Amended FQA would ease burden
By Industrial Distribution Staff -- Industrial Distribution, 6/1/1999
Industry leaders are optimistic that amendments to the Fastener Quality Act will sharply narrow the number of fasteners covered by law and exempt firms that are already quality certified.In a recent report to Congress, the Commerce Department recommends that the FQA of 1990 be altered to limit coverage to high-strength fasteners. Without the changes, which the House approved and appeared set to pass the Senate in May, the old FQA is scheduled to finally be implemented on June 24. Officials have predicted it would disrupt just-in-time manufacturing.
Distributors and suppliers made suggestions to make the law more workable and emphasize good business practices. Amendments would streamline paperwork and recognize many manufacturers' quality management systems, and also target fraud in commercial transactions where a distributor or manufacturer knowingly misrepresents a fastener.
"It dramatically changes the focus to fraud," says Robert Harris, managing director of the Industrial Fasteners Institute. "It reduces the scope of fasteners covered under law, so a lot of the focus on fraud would protect safety and at the same time not be detrimental to the industry."
Fasteners that would remain covered by FQA are high-strength, through-hardened and grade-identified.
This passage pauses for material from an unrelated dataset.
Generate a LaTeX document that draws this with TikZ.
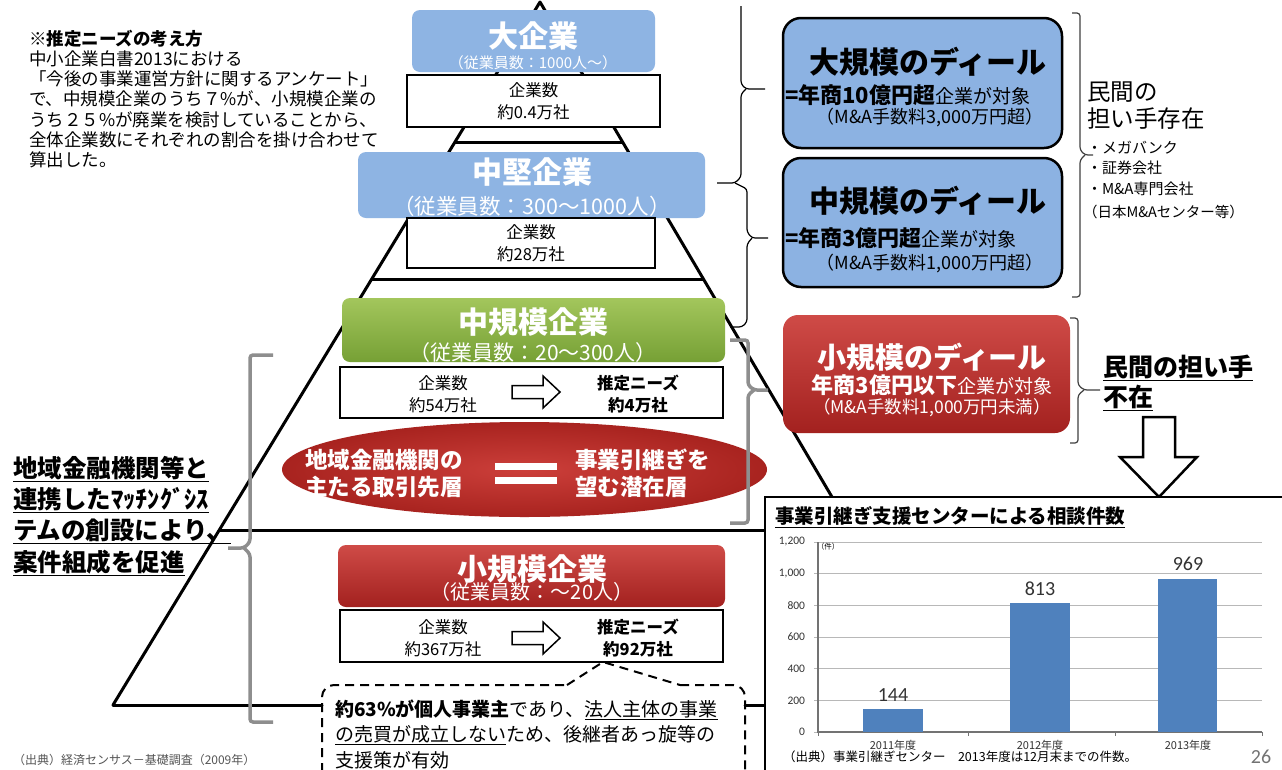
\documentclass[tikz,border=0pt]{standalone}
\usepackage{fontspec}
\setmainfont{Noto Sans CJK JP}
\newfontfamily\carl{Carlito}
\usetikzlibrary{shapes.geometric}
\definecolor{lblue}{HTML}{8EB4E3}
\definecolor{dblue}{HTML}{8CB2E2}
\definecolor{redtop}{HTML}{CF4B47}
\definecolor{redbot}{HTML}{A3211F}
\definecolor{ellin}{HTML}{CC3F3A}
\definecolor{ellout}{HTML}{A8231F}
\definecolor{grntop}{HTML}{A3C65C}
\definecolor{grnbot}{HTML}{76A035}
\definecolor{barblue}{HTML}{4F81BD}
\definecolor{gridgray}{HTML}{B8B8B8}
\definecolor{brgray}{HTML}{8E8E8E}
\definecolor{capgray}{HTML}{555555}
\newcommand{\fsz}[2]{\fontsize{#1}{#2}\selectfont}
\newcommand{\outarrow}[2]{\draw[line width=1.5pt,fill=white,line join=miter] (#1,#2-6.5) -- ++(31,0) -- ++(0,-9.5) -- ++(17,16) -- ++(-17,16) -- ++(0,-9.5) -- ++(-31,0) -- cycle;}
\begin{document}
\begin{tikzpicture}[x=1pt,y=-1pt,
  every node/.style={inner sep=0pt,outer sep=0pt},
  pyr/.style={line width=3pt,line join=round,line cap=round},
  wbox/.style={draw=black,line width=1.8pt,fill=white},
  cnt/.style={align=center,font=\fsz{16.5}{22}},
  need/.style={align=center,font=\bfseries\fsz{16.5}{22}},
  tierT/.style={text=white,font=\bfseries\fsz{30}{30}},
  tierS/.style={text=white},
  brc/.style={line width=1.2pt,black,rounded corners=3pt},
  gbr/.style={line width=3.5pt,brgray,rounded corners=3pt},
  dealbox/.style={draw=black,line width=2.5pt,fill=dblue,rounded corners=18pt},
  dealT/.style={font=\bfseries\fsz{30}{30}},
  grid/.style={gridgray,line width=1pt}]
\useasboundingbox (0,0) rectangle (1282,769);
\fill[white] (0,0) rectangle (1282,769);

% ---- explanatory note
\node[anchor=north west,align=left,font=\fsz{17.5}{20.2}] (note) at (29,30)
 {\textbf{※推定ニーズの考え方}\\中小企業白書2013における\\「今後の事業運営方針に関するアンケート」\\で、中規模企業のうち７\%が、小規模企業の\\うち２５\%が廃業を検討していることから、\\全体企業数にそれぞれの割合を掛け合わせて\\算出した。};

% ---- left statement
\node[anchor=west,align=left,font=\bfseries\fsz{24.5}{31.3}] (lefttxt) at (13,516)
 {\underline{地域金融機関等と}\\\underline{連携したﾏｯﾁﾝｸﾞｼｽ}\\\underline{テムの創設により、}\\\underline{案件組成を促進}};

% ---- pyramid
\coordinate (apex) at (540,2);
\coordinate (bl) at (113,705);
\coordinate (br) at (832,497);
\draw[pyr] (bl) -- (apex) -- (br);
\draw[pyr] (455,142) -- (622,142);
\draw[pyr] (372,279) -- (703,279);
\draw[pyr] (220,530) -- (765,530);
\draw[pyr] (bl) -- (322,705);
\draw[pyr] (745,705) -- (765,705);

% ---- thin braces
\draw[brc] (741,6) -- (741,84) -- (746,89) -- (765,89);
\draw[brc] (746,89) -- (741,94) -- (741,177) -- (735,183) -- (717,183);
\draw[brc] (735,183) -- (747,189) -- (747,232) -- (752,238) -- (768,238);
\draw[brc] (752,238) -- (747,244) -- (747,322) -- (742,327) -- (730,327);
\draw[brc,black!75] (1072,13) -- (1080,13) -- (1080,150) -- (1085,155) -- (1093,155);
\draw[brc,black!75] (1085,155) -- (1080,160) -- (1080,297) -- (1072,297);
\draw[brc,black!75] (1070,318) -- (1078,318) -- (1078,385) -- (1084,390) -- (1100,390);
\draw[brc,black!75] (1084,390) -- (1078,395) -- (1078,443) -- (1070,443);

% ---- large companies
\node[fill=lblue,rounded corners=8pt,minimum width=243,minimum height=62] (large) at (533.5,41) {};
\node[tierT] (largeT) at (533,36) {大企業};
\node[tierS,font=\fsz{15}{15}] (largeS) at (533,63) {（従業員数：1000人～）};
\node[wbox,cnt,minimum width=253,minimum height=52] (wb1) at (533.5,101) {企業数\\約0.4万社};

% ---- mid-sized companies
\node[fill=lblue,rounded corners=8pt,minimum width=347,minimum height=66] (mid) at (531.5,185) {};
\node[tierT] (midT) at (532,172) {中堅企業};
\node[tierS,font=\fsz{21.5}{21.5}] (midS) at (532,206) {（従業員数：300～1000人）};
\node[wbox,cnt,minimum width=248,minimum height=50] (wb2) at (531,243) {企業数\\約28万社};

% ---- medium companies
\node[top color=grntop,bottom color=grnbot,rounded corners=8pt,minimum width=383,minimum height=64] (med) at (533.5,330) {};
\node[tierT] (medT) at (533,322) {中規模企業};
\node[tierS,font=\fsz{21}{21}] (medS) at (533,353) {（従業員数：20～300人）};
\node[wbox,minimum width=383,minimum height=51] (wb3) at (531.5,392.5) {};
\node[cnt] (wb3a) at (443,394) {企業数\\約54万社};
\node[need] (wb3b) at (638,394) {推定ニーズ\\約4万社};
\outarrow{512}{392}

% ---- ellipse
\node[ellipse,inner color=ellin,outer color=ellout,minimum width=485,minimum height=95] (ell) at (524.5,469.5) {};
\node[anchor=west,align=left,text=white,font=\bfseries\fsz{22.5}{27}] (ellL) at (305,473) {地域金融機関の\\主たる取引先層};
\node[anchor=west,align=left,text=white,font=\bfseries\fsz{22.5}{27}] (ellR) at (575,473) {事業引継ぎを\\望む潜在層};
\fill[white] (495,463) rectangle (557,470);
\fill[white] (495,477) rectangle (557,484);

% ---- small companies
\node[top color=redtop,bottom color=redbot,rounded corners=8pt,minimum width=387,minimum height=62] (small) at (531.5,576) {};
\node[tierT] (smallT) at (532,569) {小規模企業};
\node[tierS,font=\fsz{20}{20}] (smallS) at (532,592) {（従業員数：～20人）};
\node[wbox,minimum width=383,minimum height=52] (wb4) at (531.5,636) {};
\node[cnt] (wb4a) at (443,638) {企業数\\約367万社};
\node[need] (wb4b) at (638,638) {推定ニーズ\\約92万社};
\outarrow{512}{638}

% ---- dashed callout
\coordinate (ptip) at (603,662);
\draw[dashed,line width=2pt,dash pattern=on 9pt off 6pt] (567,685) -- (ptip) -- (680,685);
\draw[dashed,line width=2pt,dash pattern=on 9pt off 6pt,rounded corners=12pt] (680,685) -- (745,685) -- (745,800) -- (322,800) -- (322,685) -- (567,685);
\node[anchor=west,align=left,font=\fsz{19}{25.5}] (callout) at (335,734)
 {{\bfseries 約63\%が個人事業主}であり、\underline{法人主体の事業}\\\underline{の売買が成立しない}ため、後継者あっ旋等の\\支援策が有効};

% ---- gray brackets
\draw[gbr] (273,355) -- (250,355) -- (250,542) -- (244,548) -- (228,548);
\draw[gbr] (244,548) -- (250,554) -- (250,722) -- (273,722);
\draw[gbr] (730,340) -- (748,340) -- (748,385) -- (754,390) -- (768,390);
\draw[gbr] (754,390) -- (748,395) -- (748,523) -- (730,523);

% ---- deal boxes
\node[dealbox,minimum width=279,minimum height=130] (dl) at (922.5,83) {};
\node[dealT] (dlT) at (928,62) {大規模のディール};
\node[anchor=west] (dl2) at (785,95) {{\bfseries\fsz{22}{22}=年商10億円超}{\fsz{19}{19}企業が対象}};
\node[font=\fsz{18}{18}] (dl3) at (930,118) {（M\&A手数料3,000万円超）};

\node[dealbox,minimum width=279,minimum height=129] (dm) at (922.5,222.5) {};
\node[dealT] (dmT) at (928,201) {中規模のディール};
\node[anchor=west] (dm2) at (785,238) {{\bfseries\fsz{22}{22}=年商3億円超}{\fsz{19}{19}企業が対象}};
\node[font=\fsz{18}{18}] (dm3) at (930,263) {（M\&A手数料1,000万円超）};

\node[anchor=west,align=left,font=\fsz{23.5}{27}] (priv) at (1087,106) {民間の\\担い手存在};
\node[anchor=west,align=left,font=\fsz{15}{20.5}] (privL) at (1087,168) {・メガバンク\\・証券会社\\・M\&A専門会社};
\node[anchor=west,font=\fsz{14.5}{14.5}] (privE) at (1083,212) {（日本M\&Aセンター等）};

\node[top color=redtop,bottom color=redbot,rounded corners=15pt,minimum width=287,minimum height=118] (ds) at (926.5,374) {};
\node[text=white,font=\bfseries\fsz{29}{29}] (dsT) at (932,357) {小規模のディール};
\node[text=white] (ds2) at (932,385) {{\bfseries\fsz{22}{22}年商3億円以下}{\fsz{19}{19}企業が対象}};
\node[text=white,font=\fsz{17.5}{17.5}] (ds3) at (932,408) {（M\&A手数料1,000万円未満）};
\node[anchor=west,align=left,font=\bfseries\fsz{25}{30}] (absent) at (1103,383) {\underline{民間の担い手}\\\underline{不在}};

% ---- down block arrow
\draw[line width=2.5pt,fill=white,line join=miter] (1143,417) -- (1175,417) -- (1175,457) -- (1197,457) -- (1159,497) -- (1120,457) -- (1143,457) -- cycle;

% ---- chart
\node[draw=black,line width=2.5pt,fill=white,minimum width=520,minimum height=290,anchor=north west] (chart) at (765,497) {};
\node[anchor=west,font=\bfseries\fsz{19.5}{19.5}] (ctitle) at (775,517) {\underline{事業引継ぎ支援センターによる相談件数}};
\foreach \v/\l in {200/200,400/400,600/600,800/800,1000/{1,000},1200/{1,200}}{
  \draw[grid] (818,732-\v*0.158333) -- (1262,732-\v*0.158333);}
\foreach \v/\l in {0/0,200/200,400/400,600/600,800/800,1000/{1,000},1200/{1,200}}{
  \node[anchor=east,font=\carl\fsz{11.5}{11.5},text=black!80] at (805,732-\v*0.158333) {\l};
  \draw[grid] (814,732-\v*0.158333) -- (818,732-\v*0.158333);}
\draw[black!55,line width=1.2pt] (818,542) -- (818,732) -- (1262,732);
\foreach \x in {818,968,1115,1262}{\draw[black!55,line width=1pt] (\x,732) -- (\x,736);}
\node[font=\fsz{7.5}{7.5}] (unit) at (828,547) {（件）};
\fill[barblue] (863,732) rectangle (923,709.2);
\fill[barblue] (1010,732) rectangle (1070,603.3);
\fill[barblue] (1158,732) rectangle (1217,578.6);
\node[font=\carl\fsz{20}{20},text=black!80] (v1) at (893,695) {144};
\node[font=\carl\fsz{20}{20},text=black!80] (v2) at (1040,589) {813};
\node[font=\carl\fsz{20}{20},text=black!80] (v3) at (1188,564) {969};
\node[font=\fsz{11}{11},text=black!80] (x1) at (893,745) {2011年度};
\node[font=\fsz{11}{11},text=black!80] (x2) at (1040,745) {2012年度};
\node[font=\fsz{11}{11},text=black!80] (x3) at (1188,745) {2013年度};
\node[anchor=west,font=\fsz{12.5}{12.5}] (csrc) at (783,757) {（出典）事業引継ぎセンター　2013年度は12月末までの件数。};
\node[font=\carl\fsz{20}{20},text=black!55] (pg) at (1261,757) {26};

% ---- bottom-left source
\node[anchor=west,font=\fsz{12}{12},text=capgray] (src) at (13,760) {（出典）経済センサス－基礎調査（2009年）};
\end{tikzpicture}
\end{document}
High-strength fasteners mean those with a minimum tensile strength of 830 millipascals (120,000 pounds per square inch), the generally accepted level for "high-strength" steel fasteners throughout the industry.
Still covered would be bolts, nuts, screws, studs or direct tension-indicating washers that have a nominal diameter of 5 millimeters (0.25 inch) and greater; manufactured to standards and specifications of consensus standards organizations or government agencies that requires a grade mark; and meet the minimum specified tensile strength criterion.
Companies with quality management systems -- ranging from the straightforward ISO 9000 to more rigorous automotive QS900 -- would mostly be exempt. The criterion includes fasteners that are manufactured in a facility registered by a NIST-approved body to use such a system.
To be registered, the quality system must use advanced product quality planning, monitoring and control of manufacturing processes, show a written control plan with a quality assurance standard, manufacturing records, show traceability of raw material, and traceability of subcontracted processes.